Wherever "chart" appears in a line, copy that line.

· · · · ·

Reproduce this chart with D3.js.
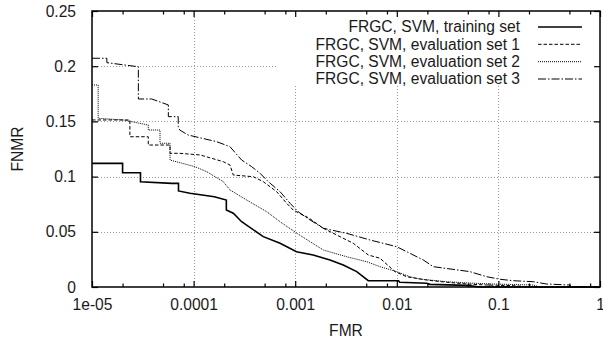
<!DOCTYPE html>
<html>
<head>
<meta charset="utf-8">
<script src="https://cdn.jsdelivr.net/npm/d3@7"></script>
<style>
  html, body { margin: 0; padding: 0; background: #fff; }
  svg { display: block; font-family: "Liberation Sans", Arial, sans-serif; }
</style>
</head>
<body>
<svg id="chart" width="603" height="340"></svg>
<script>
// [FMR, FNMR] pairs
const trainingSet = [
  [1e-5, 0.112], [2.0e-5, 0.112], [2.0e-5, 0.1035], [3.0e-5, 0.1035], [3.0e-5, 0.0954],
  [6.1e-5, 0.0939], [7.1e-5, 0.0939], [7.1e-5, 0.087], [9.2e-5, 0.0849], [1.6e-4, 0.0818],
  [2.1e-4, 0.0788], [2.1e-4, 0.0697], [2.46e-4, 0.0668], [2.97e-4, 0.0591], [4.85e-4, 0.0456],
  [7.1e-4, 0.0396], [1.03e-3, 0.032], [1.5e-3, 0.029], [2.2e-3, 0.0245], [2.97e-3, 0.0199],
  [4.03e-3, 0.0139], [5.24e-3, 0.0057], [0.0104, 0.0057], [0.0107, 0.0043], [0.0197, 0.0034],
  [0.0212, 0.0024], [0.0487, 0.0015], [0.066, 0], [1, 0]
];
const evalSet1 = [
  [1e-5, 0.1513], [2.36e-5, 0.1513], [2.36e-5, 0.1361], [3.58e-5, 0.1361], [3.58e-5, 0.1286],
  [5.86e-5, 0.1286], [5.86e-5, 0.1211], [7.3e-5, 0.1211], [1.16e-4, 0.1196], [1.96e-4, 0.1135],
  [2.28e-4, 0.1105], [2.46e-4, 0.1014], [3.87e-4, 0.0999], [4.85e-4, 0.0954], [6.58e-4, 0.0863],
  [8.24e-4, 0.0758], [9.57e-4, 0.0697], [1.38e-3, 0.0622], [1.89e-3, 0.0532], [3.73e-3, 0.0396],
  [5.24e-3, 0.029], [6.84e-3, 0.026], [9.6e-3, 0.0139], [0.0125, 0.0093], [0.0197, 0.0063],
  [0.031, 0.0043], [0.0488, 0.0027], [0.0767, 0.0018], [0.14, 0.0012], [0.205, 0], [1, 0]
];
const evalSet2 = [
  [1e-5, 0.183], [1.15e-5, 0.183], [1.15e-5, 0.1528], [2.03e-5, 0.1513], [3.58e-5, 0.1467],
  [3.58e-5, 0.1422], [4.67e-5, 0.1422], [4.67e-5, 0.1302], [5.86e-5, 0.1302], [5.86e-5, 0.115],
  [1.03e-4, 0.109], [1.35e-4, 0.1044], [1.96e-4, 0.0954], [2.28e-4, 0.0879], [3.33e-4, 0.0788],
  [5.24e-4, 0.0682], [7.1e-4, 0.0591], [1.04e-3, 0.0486], [1.89e-3, 0.0335], [3.21e-3, 0.0274],
  [5.06e-3, 0.0229], [6.84e-3, 0.0184], [9.98e-3, 0.0139], [0.0135, 0.0093], [0.0169, 0.0072],
  [0.031, 0.0048], [0.0566, 0.0034], [0.0891, 0.0027], [0.22, 0.0018], [0.256, 0], [1, 0]
];
const evalSet3 = [
  [1e-5, 0.2072], [1.4e-5, 0.2072], [1.4e-5, 0.2032], [2.86e-5, 0.1995], [2.86e-5, 0.1703],
  [3.87e-5, 0.1703], [5.64e-5, 0.1649], [5.64e-5, 0.1543], [7.06e-5, 0.1543], [7.06e-5, 0.1452],
  [7.3e-5, 0.1422], [8.8e-5, 0.1377], [1.69e-4, 0.1316], [2.28e-4, 0.1271], [2.97e-4, 0.115],
  [3.73e-4, 0.109], [4.51e-4, 0.103], [5.43e-4, 0.0954], [7.1e-4, 0.0863], [8.9e-4, 0.0758],
  [1.07e-3, 0.0682], [1.32e-3, 0.0622], [1.89e-3, 0.0532], [3.21e-3, 0.0486], [5.44e-3, 0.0426],
  [9.98e-3, 0.0365], [0.0125, 0.032], [0.0182, 0.0245], [0.0229, 0.0184], [0.0525, 0.0139],
  [0.0767, 0.0093], [0.104, 0.007], [0.14, 0.0057], [0.22, 0.0048], [0.298, 0.0027],
  [0.507, 0.0018], [0.526, 0], [1, 0]
];

const seriesNames = [
  'FRGC, SVM, training set',
  'FRGC, SVM, evaluation set 1',
  'FRGC, SVM, evaluation set 2',
  'FRGC, SVM, evaluation set 3'
];
const xTicks = [1e-5, 1e-4, 1e-3, 1e-2, 1e-1, 1];
const xTickLabels = ['1e-05', '0.0001', '0.001', '0.01', '0.1', '1'];
const yTicks = [0, 0.05, 0.1, 0.15, 0.2, 0.25];
const yTickLabels = ['0', '0.05', '0.1', '0.15', '0.2', '0.25'];

const plotLeft = 92, plotRight = 600, plotTop = 11, plotBottom = 287;
const fontSize = 15.6;

const svg = d3.select('#chart');

const x = d3.scaleLog().domain([1e-5, 1]).range([plotLeft, plotRight]);
const y = d3.scaleLinear().domain([0, 0.25]).range([plotBottom, plotTop]);

// minor ticks at 2, 5, 8 of each decade
const xMinor = [];
xTicks.slice(0, -1).forEach(t => [2, 5, 8].forEach(m => xMinor.push(t * m)));

// grid
const grid = svg.append('g')
  .attr('stroke', '#9a9a9a')
  .attr('stroke-width', 1)
  .attr('stroke-dasharray', '1,2');
grid.selectAll('.vx')
  .data(xTicks.slice(1, -1))
  .enter().append('line')
  .attr('x1', d => Math.round(x(d)) + 0.5)
  .attr('x2', d => Math.round(x(d)) + 0.5)
  .attr('y1', plotTop)
  .attr('y2', plotBottom);
grid.selectAll('.hy')
  .data(yTicks.slice(1, -1))
  .enter().append('line')
  .attr('x1', plotLeft)
  .attr('x2', plotRight)
  .attr('y1', d => Math.round(y(d)) + 0.5)
  .attr('y2', d => Math.round(y(d)) + 0.5);

// key box hides the grid behind it
svg.append('rect')
  .attr('x', 277).attr('y', plotTop + 1)
  .attr('width', plotRight - 277).attr('height', 85 - plotTop)
  .attr('fill', '#fff');

// curves
const styles = [
  { dash: null, width: 1.6 },
  { dash: '3.5,2', width: 1 },
  { dash: '1,1', width: 1 },
  { dash: '8,2,1.5,2', width: 1 }
];
const line = d3.line()
  .x(d => x(d[0]))
  .y(d => y(d[1]));

[trainingSet, evalSet1, evalSet2, evalSet3].forEach((s, i) => {
  svg.append('path')
    .datum(s)
    .attr('d', line)
    .attr('fill', 'none')
    .attr('stroke', '#000')
    .attr('stroke-width', styles[i].width)
    .attr('stroke-dasharray', styles[i].dash);
});

// axes (ticks pointing inward, mirrored)
function styleAxis(g) {
  g.select('.domain').remove();
  g.selectAll('.tick line').attr('stroke', '#000').attr('stroke-width', 1.2);
  g.selectAll('text')
    .attr('fill', '#1a1a1a')
    .attr('font-size', fontSize)
    .attr('font-family', '"Liberation Sans", Arial, sans-serif');
}

svg.append('g')
  .attr('transform', `translate(0,${plotBottom})`)
  .call(d3.axisBottom(x).tickValues(xTicks)
    .tickFormat((d, i) => xTickLabels[i])
    .tickSizeInner(-6).tickSizeOuter(0).tickPadding(12))
  .call(styleAxis);
svg.append('g')
  .attr('transform', `translate(0,${plotBottom})`)
  .call(d3.axisBottom(x).tickValues(xMinor).tickFormat('')
    .tickSizeInner(-3.5).tickSizeOuter(0))
  .call(styleAxis);
svg.append('g')
  .attr('transform', `translate(0,${plotTop})`)
  .call(d3.axisTop(x).tickValues(xTicks).tickFormat('')
    .tickSizeInner(-6).tickSizeOuter(0))
  .call(styleAxis);
svg.append('g')
  .attr('transform', `translate(0,${plotTop})`)
  .call(d3.axisTop(x).tickValues(xMinor).tickFormat('')
    .tickSizeInner(-3.5).tickSizeOuter(0))
  .call(styleAxis);
svg.append('g')
  .attr('transform', `translate(${plotLeft},0)`)
  .call(d3.axisLeft(y).tickValues(yTicks)
    .tickFormat((d, i) => yTickLabels[i])
    .tickSizeInner(-6).tickSizeOuter(0).tickPadding(16))
  .call(styleAxis);
svg.append('g')
  .attr('transform', `translate(${plotRight},0)`)
  .call(d3.axisRight(y).tickValues(yTicks).tickFormat('')
    .tickSizeInner(-6).tickSizeOuter(0))
  .call(styleAxis);

// frame
svg.append('rect')
  .attr('x', plotLeft).attr('y', plotTop)
  .attr('width', plotRight - plotLeft).attr('height', plotBottom - plotTop)
  .attr('fill', 'none')
  .attr('stroke', '#000')
  .attr('stroke-width', 1.5);

// key
const keyY = [27, 44.3, 61.7, 79];
const key = svg.append('g');
seriesNames.forEach((name, i) => {
  key.append('text')
    .attr('x', 520)
    .attr('y', keyY[i])
    .attr('dy', '0.35em')
    .attr('text-anchor', 'end')
    .attr('font-size', fontSize)
    .attr('fill', '#1a1a1a')
    .text(name);
  key.append('line')
    .attr('x1', 538).attr('x2', 582)
    .attr('y1', keyY[i]).attr('y2', keyY[i])
    .attr('stroke', '#000')
    .attr('stroke-width', styles[i].width)
    .attr('stroke-dasharray', styles[i].dash);
});

// axis titles
svg.append('text')
  .attr('x', (plotLeft + plotRight) / 2)
  .attr('y', 331)
  .attr('dy', '0.35em')
  .attr('text-anchor', 'middle')
  .attr('font-size', fontSize)
  .attr('fill', '#1a1a1a')
  .text('FMR');
svg.append('text')
  .attr('transform', `translate(18,${(plotTop + plotBottom) / 2}) rotate(-90)`)
  .attr('dy', '0.35em')
  .attr('text-anchor', 'middle')
  .attr('font-size', fontSize)
  .attr('fill', '#1a1a1a')
  .text('FNMR');
</script>
</body>
</html>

· · · · ·

• WRITTEN ANSWER
Reproduce this chart with D3.js.
<svg id="chart" width="603" height="340"></svg>
const svg = d3.select('#chart');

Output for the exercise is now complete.